Accusing the West of plotting to control Ukraine, Russian Foreign Minister Sergey Lavrov declared that pro-Russia insurgents in the country's east would only disarm and leave the territory they have occupied if the Ukrainian government clears out a protest camp in Kiev's Independence Square, known as the Maidan, and evicts activists from other occupied facilities.
"The West wants — and this is how it all began — to seize control of Ukraine because of their own political ambitions, not in the interests of the Ukrainian people," Lavrov said.
Ukraine's reaction was swift.
"The world has not yet forgotten World War II, but Russia is already keen on starting World War III," Ukraine's acting prime minister, Arseniy Yatsenyuk told a meeting of his Cabinet.

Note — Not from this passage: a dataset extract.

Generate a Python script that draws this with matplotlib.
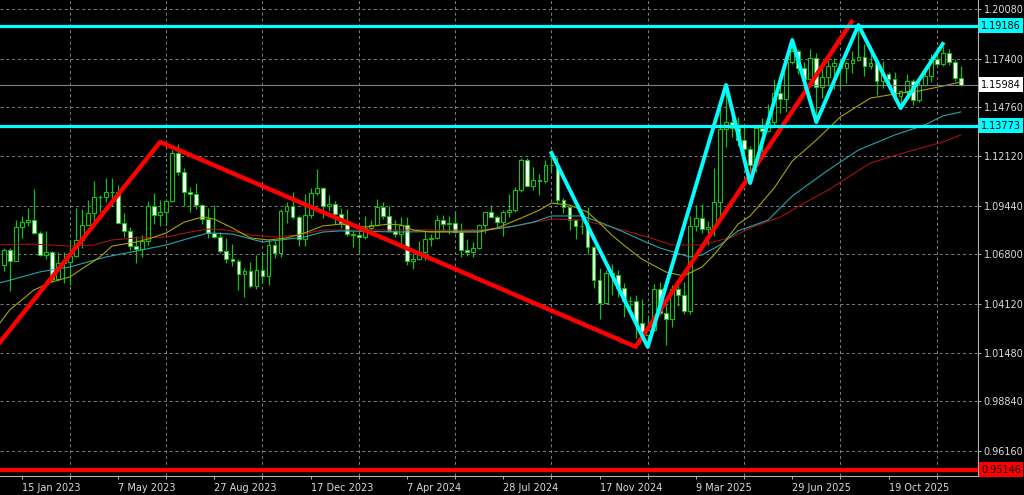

At the United Nations, Ukraine's deputy foreign minister, Danylo Lubkivsky said he feared an imminent Russian invasion.
"We have the information we are in danger," Lubkivsky told reporters, saying Russian military maneuvers involving air and ground forces along the Ukraine border were a "very dangerous development."
The heightened rhetoric came as U.S. officials reported that Russian fighter jets flew into Ukrainian airspace several times over the last 24 hours, in what one called a provocation.
It wasn't clear what the intent was, but the aircraft could have been testing Ukrainian radar or making a show of force, said the officials, who spoke on condition of anonymity because they were not authorized to talk publicly about the issue.
The flights came as Russia increased military exercises along the Ukraine border, including moving a broad array of fixed wing and rotary aircraft, infantry and armored troops — further inflaming fears of a potential Russian military incursion into Ukraine.
In another worrying development, a group of foreign military observers traveling under the auspices of the Organization of Security and Cooperation in Europe were detained by pro-Russia separatists in Slovyansk.
The German-led team was accused of possessing "suspicious materials," said Stella Khorosheva, a spokeswoman for the town's self-proclaimed separatist mayor. She said they were unharmed and would be released after further investigation.
Germany's Defense Ministry said it had lost contact with the team, which it said was made up of 13 people — five Ukrainians, three German soldiers, a German translator and one soldier each from the Czech Republic, Poland, Sweden and Denmark.